The news of Evelyn's arrangement spread quietly but swiftly—not through formal channels but whispered in corridors, murmured behind closed doors, and carried in fleeting glances that lingered just a beat too long when Giulietta passed by.
She felt the weight of their scrutiny, the heat of their speculation, but she held her head high and kept her spine straight and expression carefully composed.
Giulietta had been summoned again—this time not by her mother, but by the tangled web of her siblings.

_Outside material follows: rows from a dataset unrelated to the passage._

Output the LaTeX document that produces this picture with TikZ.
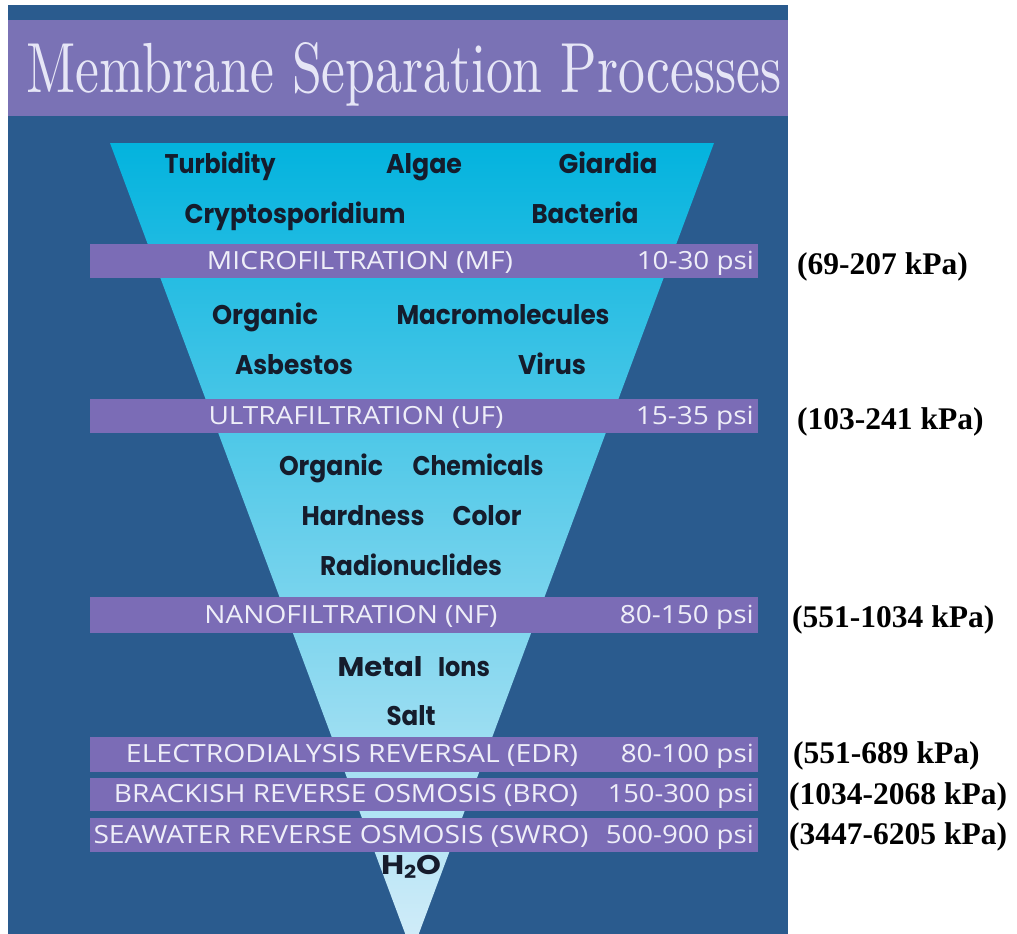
\documentclass[tikz,border=0pt]{standalone}
\usepackage{fontspec}
\usepackage{graphicx}
\newfontfamily\barfont{Open Sans}
\newfontfamily\itemfont{Poppins}
\newfontfamily\kpafont{Liberation Serif}
\definecolor{panel}{HTML}{2A5B8E}
\definecolor{titlebar}{HTML}{7A72B5}
\definecolor{barcol}{HTML}{7B6CB6}
\definecolor{funtop}{HTML}{03B3DE}
\definecolor{funmid}{HTML}{62C2E8}
\definecolor{funbot}{HTML}{D4EDF9}
\definecolor{itemtext}{HTML}{151C2C}
\definecolor{bartext}{HTML}{EEEEF8}
\definecolor{titletext}{HTML}{E6E6F6}
\newcommand\fitw[2]{\resizebox{#1pt}{\height}{#2}}
\begin{document}
\begin{tikzpicture}[x=1pt,y=-1pt,
  item/.style={inner sep=0pt, anchor=base, text=itemtext, font=\itemfont\bfseries\fontsize{27}{27}\selectfont},
  bartxt/.style={inner sep=0pt, anchor=base, text=bartext, font=\barfont\fontsize{25}{25}\selectfont},
  bartxtr/.style={bartxt, anchor=base east},
  kpa/.style={inner sep=0pt, anchor=base west, text=black, font=\kpafont\bfseries\fontsize{31.5}{31.5}\selectfont},
  barbox/.style={fill=barcol}]
\useasboundingbox (0,0) rectangle (1017,934);
\fill[white] (0,0) rectangle (1017,934);
% panel
\fill[panel] (8,5) rectangle (788,934);
% title bar
\fill[titlebar] (8,20) rectangle (788,116);
\node[inner sep=0pt, anchor=base, text=titletext] (title) at (404,92)
  {\resizebox{755pt}{50pt}{Membrane Separation Processes}};
% funnel
\begin{scope}
\clip (8,5) rectangle (788,934);
\shade[top color=funtop, middle color=funmid, bottom color=funbot]
  (110,143) -- (714,143) -- (412,952) -- cycle;
\end{scope}
% bars
\fill[barbox] (90,244) rectangle (758,278);
\fill[barbox] (90,399) rectangle (758,433);
\fill[barbox] (90,597) rectangle (758,633);
\fill[barbox] (90,737) rectangle (758,772);
\fill[barbox] (90,778) rectangle (758,811);
\fill[barbox] (90,818) rectangle (758,852);
% bar labels
\node[bartxt] (mf) at (360,269) {\fitw{306}{MICROFILTRATION (MF)}};
\node[bartxtr] (mfp) at (754,269) {\fitw{117}{10-30 psi}};
\node[bartxt] (uf) at (356,424) {\fitw{295}{ULTRAFILTRATION (UF)}};
\node[bartxtr] (ufp) at (754,424) {\fitw{118}{15-35 psi}};
\node[bartxt] (nf) at (351,623) {\fitw{293}{NANOFILTRATION (NF)}};
\node[bartxtr] (nfp) at (754,623) {\fitw{134}{80-150 psi}};
\node[bartxt] (edr) at (352,762) {\fitw{452}{ELECTRODIALYSIS REVERSAL (EDR)}};
\node[bartxtr] (edrp) at (754,762) {\fitw{133}{80-100 psi}};
\node[bartxt] (bro) at (346,802) {\fitw{464}{BRACKISH REVERSE OSMOSIS (BRO)}};
\node[bartxtr] (brop) at (754,802) {\fitw{146}{150-300 psi}};
\node[bartxt] (swro) at (341,843) {\fitw{495}{SEAWATER REVERSE OSMOSIS (SWRO)}};
\node[bartxtr] (swrop) at (754,843) {\fitw{148}{500-900 psi}};
% funnel items
\node[item] (turb) at (220,173) {\fitw{111}{Turbidity}};
\node[item] (alg) at (424,173) {\fitw{76}{Algae}};
\node[item] (giar) at (608,173) {\fitw{99}{Giardia}};
\node[item] (crypt) at (295,223) {\fitw{221}{Cryptosporidium}};
\node[item] (bact) at (585,223) {\fitw{107}{Bacteria}};
\node[item] (org) at (265,324) {\fitw{106}{Organic}};
\node[item] (macro) at (503,324) {\fitw{213}{Macromolecules}};
\node[item] (asb) at (294,374) {\fitw{118}{Asbestos}};
\node[item] (vir) at (552,374) {\fitw{68}{Virus}};
\node[item] (org2) at (331,475) {\fitw{104}{Organic}};
\node[item] (chem) at (478,475) {\fitw{131}{Chemicals}};
\node[item] (hard) at (363,525) {\fitw{123}{Hardness}};
\node[item] (col) at (487,525) {\fitw{69}{Color}};
\node[item] (radio) at (411,575) {\fitw{182}{Radionuclides}};
\node[item] (metal) at (380,676) {\fitw{85}{Metal}};
\node[item] (ions) at (464,676) {\fitw{52}{Ions}};
\node[item] (salt) at (411,725) {\fitw{49}{Salt}};
\node[item] (water) at (411,874) {\fitw{60}{H\raisebox{-0.3ex}{\fontsize{18}{18}\selectfont 2}O}};
% kPa labels
\node[kpa] (k1) at (797,274) {(69-207 kPa)};
\node[kpa] (k2) at (797,429) {(103-241 kPa)};
\node[kpa] (k3) at (792,627) {(551-1034 kPa)};
\node[kpa] (k4) at (793,763) {(551-689 kPa)};
\node[kpa] (k5) at (789,804) {(1034-2068 kPa)};
\node[kpa] (k6) at (789,844) {(3447-6205 kPa)};
\end{tikzpicture}
\end{document}
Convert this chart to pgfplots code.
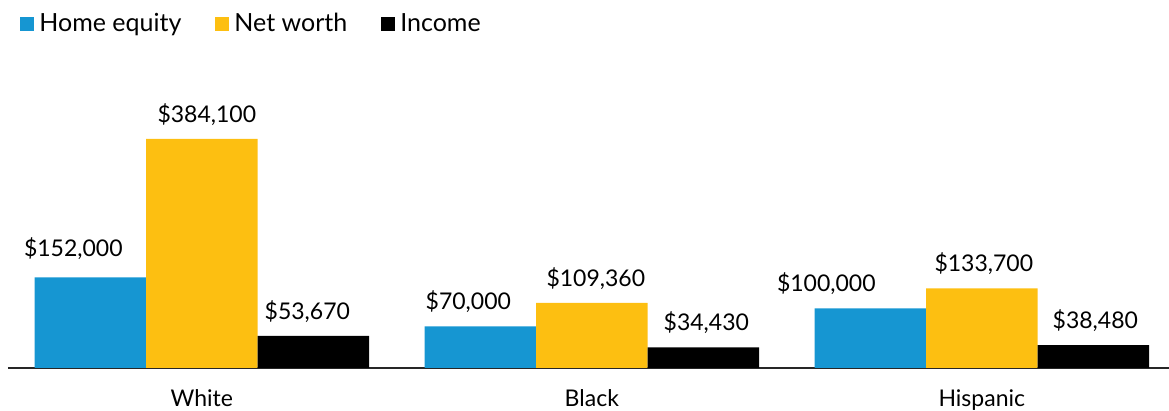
\documentclass[border=0pt]{standalone}
\usepackage{pgfplots}
\usepackage{pgfplotstable}
\pgfplotsset{compat=1.18}
\usepackage{fontspec}
\setmainfont{Lato}
\definecolor{ublue}{HTML}{1696D2}
\definecolor{uyellow}{HTML}{FDBF11}
\pgfplotstableread{
x y dx dy
0 152000 -8.5 2
1 70000 -6 0
2 100000 -22 0
}\homeequity
\pgfplotstableread{
x y dx dy
0 384100 2.5 0
1 109360 2 0
2 133700 1 0
}\networth
\pgfplotstableread{
x y dx dy
0 53670 -3 0
1 34430 1.5 0
2 38480 1 0
}\income
\begin{document}
\begin{tikzpicture}
\begin{axis}[
  at={(4pt,21.5pt)}, anchor=south west,
  scale only axis, width=580.5pt, height=149.05pt,
  xmin=-0.497, xmax=2.48, ymin=0, ymax=500000,
  ybar=0pt, bar width=55.75pt,
  hide y axis,
  axis x line*=bottom,
  x axis line style={line width=1pt, black!85},
  xtick={0,1,2}, xticklabels={White,Black,Hispanic},
  major tick length=0pt,
  xticklabel style={font=\fontsize{11.5}{13}\selectfont, anchor=base, yshift=-19.4pt, inner sep=0pt},
  /pgf/number format/assume math mode=true,
  visualization depends on={\thisrow{dx} \as \dx},
  visualization depends on={\thisrow{dy} \as \dy},
  nodes near coords={\$\pgfmathprintnumber[fixed,precision=0,1000 sep={,}]{\pgfplotspointmeta}},
  every node near coord/.append style={font=\fontsize{11.5}{13}\selectfont, anchor=base, xshift=\dx pt, yshift=8.3pt+\dy pt, inner sep=0pt, text=black},
  legend columns=3,
  legend style={draw=none, fill=none, at={(0.0052,1.155)}, anchor=west,
    font=\fontsize{12.5}{14}\selectfont,
    nodes={inner sep=0pt},
    /tikz/every odd column/.style={column sep=2.5pt},
    /tikz/every even column/.style={column sep=17pt}},
  legend image code/.code={\fill[#1] (0pt,-3.5pt) rectangle (7pt,3.5pt);},
]
\addplot[fill=ublue, draw=none] table[x=x,y=y] {\homeequity};
\addplot[fill=uyellow, draw=none] table[x=x,y=y] {\networth};
\addplot[fill=black, draw=none] table[x=x,y=y] {\income};
\legend{Home equity, Net worth, Income}
\end{axis}
\pgfresetboundingbox
\path (0,0) rectangle (584.5pt,205.5pt);
\end{tikzpicture}
\end{document}
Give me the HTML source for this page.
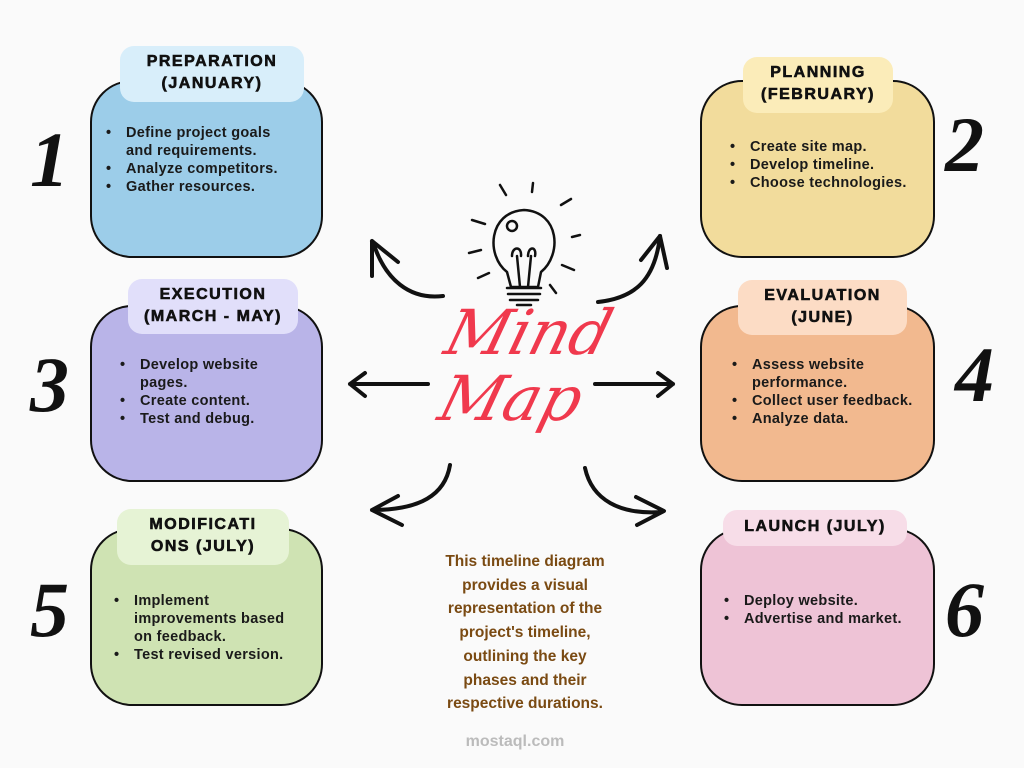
<!DOCTYPE html>
<html><head><meta charset="utf-8"><style>
*{margin:0;padding:0;box-sizing:border-box}
body{width:1024px;height:768px;background:#fafafa;position:relative;overflow:hidden;font-family:"Liberation Sans",sans-serif}
.box{position:absolute;border:2px solid #111;border-radius:42px}
.lab{position:absolute;border-radius:14px;text-align:center;font-weight:900;font-size:16px;letter-spacing:1.5px;line-height:22px;color:#111;padding-top:5px;-webkit-text-stroke:0.6px #111}
ul{position:absolute;font-size:14.5px;font-weight:bold;color:#1a1a1a;line-height:18px;list-style:none;letter-spacing:0.3px}
li{position:relative;padding-left:22px}
li:before{content:"•";position:absolute;left:2px}
.num{position:absolute;font-family:"Liberation Serif",serif;font-style:italic;font-size:78px;color:#111;font-weight:bold}
</style></head><body>
<div class="box" style="left:90px;top:80px;width:233px;height:178px;background:#9ccde9"></div>
<div class="lab" style="left:120px;top:46px;width:184px;height:56px;background:#d8eefa">PREPARATION<br>(JANUARY)</div>
<ul style="left:104px;top:124px"><li>Define project goals<br>and requirements.</li><li>Analyze competitors.</li><li>Gather resources.</li></ul>

<div class="box" style="left:700px;top:80px;width:235px;height:178px;background:#f2dc9c"></div>
<div class="lab" style="left:743px;top:57px;width:150px;height:56px;background:#fbecb9">PLANNING<br>(FEBRUARY)</div>
<ul style="left:728px;top:138px"><li>Create site map.</li><li>Develop timeline.</li><li>Choose technologies.</li></ul>

<div class="box" style="left:90px;top:305px;width:233px;height:177px;background:#b9b4e8"></div>
<div class="lab" style="left:128px;top:279px;width:170px;height:55px;background:#e1dffa">EXECUTION<br>(MARCH - MAY)</div>
<ul style="left:118px;top:356px"><li>Develop website<br>pages.</li><li>Create content.</li><li>Test and debug.</li></ul>

<div class="box" style="left:700px;top:305px;width:235px;height:177px;background:#f2b98f"></div>
<div class="lab" style="left:738px;top:280px;width:169px;height:55px;background:#fcdcc5">EVALUATION<br>(JUNE)</div>
<ul style="left:730px;top:356px"><li>Assess website<br>performance.</li><li>Collect user feedback.</li><li>Analyze data.</li></ul>

<div class="box" style="left:90px;top:528px;width:233px;height:178px;background:#cfe3b3"></div>
<div class="lab" style="left:117px;top:509px;width:172px;height:56px;background:#e6f3d5">MODIFICATI<br>ONS (JULY)</div>
<ul style="left:112px;top:592px"><li>Implement<br>improvements based<br>on feedback.</li><li>Test revised version.</li></ul>

<div class="box" style="left:700px;top:528px;width:235px;height:178px;background:#eec3d6"></div>
<div class="lab" style="left:723px;top:510px;width:184px;height:36px;background:#f7dde8;padding-top:6px">LAUNCH (JULY)</div>
<ul style="left:722px;top:592px"><li>Deploy website.</li><li>Advertise and market.</li></ul>

<div class="num" style="left:30px;top:115px">1</div>
<div class="num" style="left:945px;top:100px">2</div>
<div class="num" style="left:30px;top:340px">3</div>
<div class="num" style="left:955px;top:330px">4</div>
<div class="num" style="left:30px;top:565px">5</div>
<div class="num" style="left:945px;top:565px">6</div>

<div style="position:absolute;left:425px;top:550px;width:200px;text-align:center;font-size:15.5px;font-weight:bold;color:#7a4a12;line-height:23.7px">This timeline diagram<br>provides a visual<br>representation of the<br>project's timeline,<br>outlining the key<br>phases and their<br>respective durations.</div>
<div style="position:absolute;left:440px;top:733px;width:150px;text-align:center;font-size:16px;color:#bbb;font-weight:bold">mostaql.com</div>

<svg width="1024" height="768" style="position:absolute;left:0;top:0" fill="none" stroke="#111" stroke-width="4" stroke-linecap="round" stroke-linejoin="round">
<path d="M443 296 C410 300 385 280 373 242"/><path d="M372 241 L372 276 M372 241 L398 262"/>
<path d="M598 302 C635 298 655 280 660 236"/><path d="M660 236 L641 260 M660 236 L667 268"/>
<path d="M428 384 L350 384 M365 373 L350 384 L365 396"/>
<path d="M595 384 L673 384 M658 373 L673 384 L658 396"/>
<path d="M450 465 C445 495 420 510 372 510 M398 496 L372 510 L402 525"/>
<path d="M585 468 C592 500 620 515 662 512 M636 497 L664 511 L637 525"/>
<g stroke-width="2.5">
<path d="M507 272 C486 256 488 212 524 210 C560 212 562 255 541 272 L538 287 L511 287 Z"/>
<path d="M507 288 L541 288 M508 294 L540 294 M510 300 L538 300 M517 305 L531 305"/>
<path d="M517 256 L520 287 M531 256 L528 287 M512 256 C512 246 522 246 521 256 M528 256 C528 246 537 246 535 256"/>
<circle cx="512" cy="226" r="5"/>
<path d="M500 185 L506 195 M533 183 L532 192 M561 205 L571 199 M572 237 L580 235 M562 265 L574 270 M550 285 L556 293 M472 220 L485 224 M469 253 L481 250 M478 278 L489 273"/>
</g>
</svg>
<div style="position:absolute;left:415px;top:300px;width:210px;text-align:center;font-family:'DejaVu Serif',serif;font-style:italic;font-size:62px;line-height:66px;color:#f0394d;transform:skewX(-15deg)">Mind<br>Map</div>
</body></html>
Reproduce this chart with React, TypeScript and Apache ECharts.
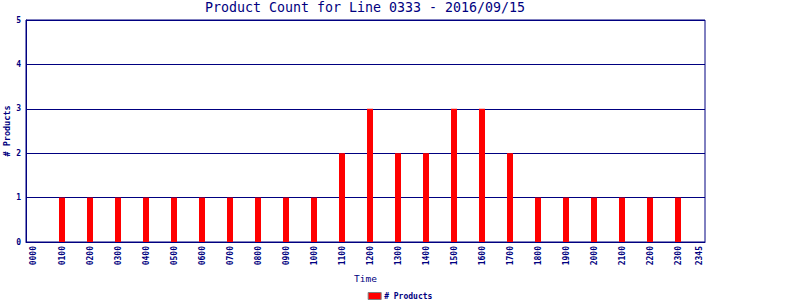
import React, { useEffect, useRef } from "react";
import * as echarts from "echarts";

const titleText = "Product Count for Line 0333 - 2016/09/15";
const seriesName = "# Products";
// hour positions of each bar and its product count
const barHours = [1, 2, 3, 4, 5, 6, 7, 8, 9, 10, 11, 12, 13, 14, 15, 16, 17, 18, 19, 20, 21, 22, 23];
const barCounts = [1, 1, 1, 1, 1, 1, 1, 1, 1, 1, 2, 3, 2, 2, 3, 3, 2, 1, 1, 1, 1, 1, 1];
// x tick positions (hours) and their labels
const xTickHours = [0, 1, 2, 3, 4, 5, 6, 7, 8, 9, 10, 11, 12, 13, 14, 15, 16, 17, 18, 19, 20, 21, 22, 23, 23.75];
const xTickLabels = [
  "0000", "0100", "0200", "0300", "0400", "0500", "0600", "0700", "0800", "0900",
  "1000", "1100", "1200", "1300", "1400", "1500", "1600", "1700", "1800", "1900",
  "2000", "2100", "2200", "2300", "2345",
];
const yMin = 0;
const yMax = 5;
const yInterval = 1;

const NAVY = "#000080";
const FONT = "'DejaVu Sans Mono', monospace";

export default function App() {
  const ref = useRef<HTMLDivElement>(null);
  useEffect(() => {
    if (!ref.current) return;
    const chart = echarts.init(ref.current, undefined, { renderer: "svg" });
    chart.setOption({
      animation: false,
      backgroundColor: "#ffffff",
      title: {
        text: titleText,
        left: 365,
        textAlign: "center",
        top: 1,
        padding: 0,
        textStyle: { fontFamily: FONT, fontSize: 13.3, fontWeight: "normal", color: NAVY },
      },
      legend: {
        left: "center",
        top: 287,
        icon: "rect",
        itemWidth: 13,
        itemHeight: 7,
        itemGap: 4,
        data: [{ name: seriesName, itemStyle: { color: "#ff0000", borderColor: "#808080", borderWidth: 1 } }],
        textStyle: { fontFamily: FONT, fontSize: 8, fontWeight: "bold", color: NAVY, padding: [0, 0, 0, -2] },
      },
      grid: {
        left: 26,
        right: 95,
        top: 20,
        bottom: 58,
        containLabel: false,
        outerBoundsMode: "none",
        show: true,
        borderColor: NAVY,
        borderWidth: 1,
        backgroundColor: "#ffffff",
      },
      xAxis: {
        type: "value",
        min: -0.2857,
        max: 23.964,
        name: "Time",
        nameLocation: "middle",
        nameGap: 31,
        nameMoveOverlap: false,
        nameTextStyle: { fontFamily: FONT, fontSize: 9.5, color: NAVY },
        axisLine: { show: true, onZero: false, lineStyle: { color: NAVY, width: 1 } },
        axisTick: { show: false },
        splitLine: { show: false },
        axisLabel: {
          customValues: xTickHours,
          rotate: 90,
          margin: 4,
          fontFamily: FONT,
          fontSize: 8,
          fontWeight: "bold",
          color: NAVY,
          formatter: (v: number) => {
            const i = xTickHours.indexOf(v);
            return i >= 0 ? xTickLabels[i] : "";
          },
        },
      },
      yAxis: {
        type: "value",
        min: yMin,
        max: yMax,
        interval: yInterval,
        name: seriesName,
        nameLocation: "middle",
        nameGap: 15,
        nameRotate: 90,
        nameMoveOverlap: false,
        nameTextStyle: { fontFamily: FONT, fontSize: 8.5, fontWeight: "bold", color: NAVY },
        axisLine: { show: true, onZero: false, lineStyle: { color: NAVY, width: 1 } },
        axisTick: { show: false },
        splitLine: { show: true, lineStyle: { color: NAVY, width: 1 } },
        axisLabel: { margin: 5, fontFamily: FONT, fontSize: 8, fontWeight: "bold", color: NAVY },
      },
      series: [
        {
          name: seriesName,
          type: "bar",
          barWidth: 6,
          itemStyle: { color: "#ff0000" },
          data: barHours.map((h, i) => [h, barCounts[i]]),
        },
      ],
    });
    return () => chart.dispose();
  }, []);
  return (
    <div
      ref={ref}
      style={{ position: "fixed", left: 0, top: 0, width: 800, height: 300, background: "#fff" }}
    />
  );
}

She stepped hesitantly into the private staff lounge, usually a place of hurried coffee breaks and muffled laughter, but now transformed by the presence of four women who shared her blood yet remained elusive as strangers, their expressions a tapestry of confusion, frustration, sympathy, and carefully guarded judgment.
Olivia moved first—peacemaker by instinct, gentle by design, and perhaps the only one of them genuinely equipped to manage the tenderness required for this conversation.
She rose gracefully from the worn armchair, her pale gaze soft, almost apologetic, as she murmured, “Giulietta, I'm so sorry this is happening.
We know who you are. I wish things were different.
Mother should've never... You don't deserve—” But her words faltered, trailing off into the heavy silence as Giulietta met her eyes and realized kindness, however well-intentioned, still carried its own burden. Olivia's compassion felt warm but strangely distant, as though it belonged to someone else’s story, someone else’s pain, and not the messy reality Giulietta inhabited.
Lillian, the youngest, hovered at the edge of the room, uncertainty etched clearly into her delicate features, her arms wrapped protectively around herself as if guarding her heart from another fracture.
Giulietta saw the hesitation in her posture, the fleeting tension as she summoned enough courage to step forward, to bridge the emotional chasm their shared mother had carved between them.
Lillian crossed the short distance quickly, impulsively, before she could second-guess herself, and wrapped Giulietta in a sudden, awkward embrace that felt stiff and tentative and yet profoundly sincere.
"I'm sorry," she whispered softly, her voice trembling slightly with the vulnerability of youth still struggling to find its place.
Giulietta hesitated only briefly before returning the embrace, a small act of reassurance and forgiveness, the kind of gesture that should have felt natural but instead highlighted just how foreign their connection truly was.